So lately I’ve been approaching maximum capacity on my server for file storage. Seriously, how could I have so many files and not fit on 8TB+? Well, to be fair, it all has to do with my paranoia. 8TB is achieved over 8 disks. There are 2 RAID5s using 4 disks each. Nightly, I have a script that synchronizes the two RAIDs just in case I delete a file I have a backup from the day before. So in essence, I only have 2.7GB available In a RAID5 using 4 disks, you only store files on 3 disks and the 4th is a parity disk. Then there is some filesystem overhead which explains the ~300MB loss.
Let’s get to my point. I’ve been playing around with ZFS. Mainly because I wanted to do deduplication. On disks with so much data, there have to be redundant series of bytes. In that case, the point of deduplication is that the redundant series is only stored once. ZFS also allows for compression, thus making the redundant series take up less space.
Now, ZFS was originally made for Solaris systems. They do have libraries for linux now. I’m running on Ubuntu 11.10. So I installed zfs-fuse. Installing it will be left as an exercise to the reader.
I had 2 identical 230GB drives spinning idly in my server so I decided to test out ZFS on them.
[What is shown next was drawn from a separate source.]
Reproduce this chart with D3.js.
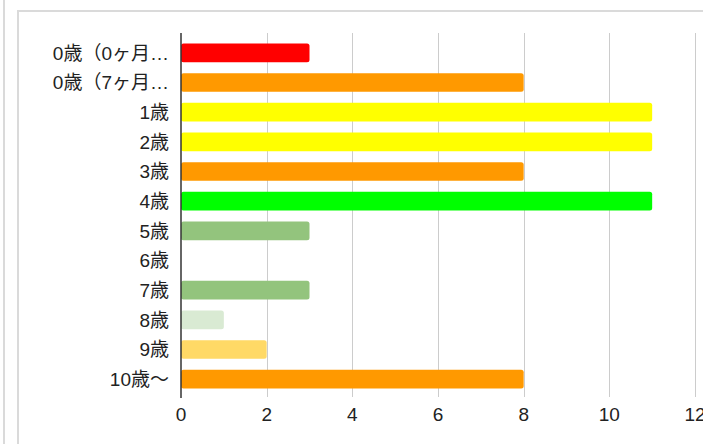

I created the filesystem like so:
zpool create zfs_230GB mirror /dev/disk/by-id/ata-HDS722525VLAT80_VN693ECFEBYTVD /dev/disk/by-id/scsi-SATA_HDS722525VLAT80_VN693ECFEBYTVD
This puts the two drives in a pool as a mirrored configuration. Upon completion, the drives are automatically mounted to /zfs_230GB. Nothing more to do, no formatting.
Not sure if I needed to, but I also issued the following commands:
zfs set compression=on zfs_230GB
zfs set dedup=on zfs_230GB
Then I proceeded to copy 270GB of stuff from my RAID5 onto the drive. It actually fit! I was a little bit surprised, but pleased. So now I wanted to find out how much space it actually took up. Tried doing a ‘df’ which returned:
Filesystem Size Used Avail Use% Mounted on
zfs_230GB 237G 236G 1.4G 100% /zfs_230GB
Okay. So that didn’t help (as expected because df doesn’t understand deduplication). So I wanted to find out how to get the physical space on the drives still available for compressed data. Tried to do:
$ sudo zfs list NAME USED AVAIL REFER MOUNTPOINT
zfs_230GB 236G 1.32G 235G /zfs_230GB
Clearly that didn’t help. But then I tried:
$ sudo zpool list NAME SIZE ALLOC FREE CAP DEDUP HEALTH ALTROOT
zfs_230GB 232G 227G 5.09G 97% 1.04x ONLINE -
So sweet! I still have 5GB available. Though I read on some documentation that ZFS reserves 1/64th of your drive for reserve storage. Which would be 230/64 = 3.59 for me, so I still have some space left. Same amount of data stored in 84% of the physical space? Sure I’ll take it.
Thanks for reading!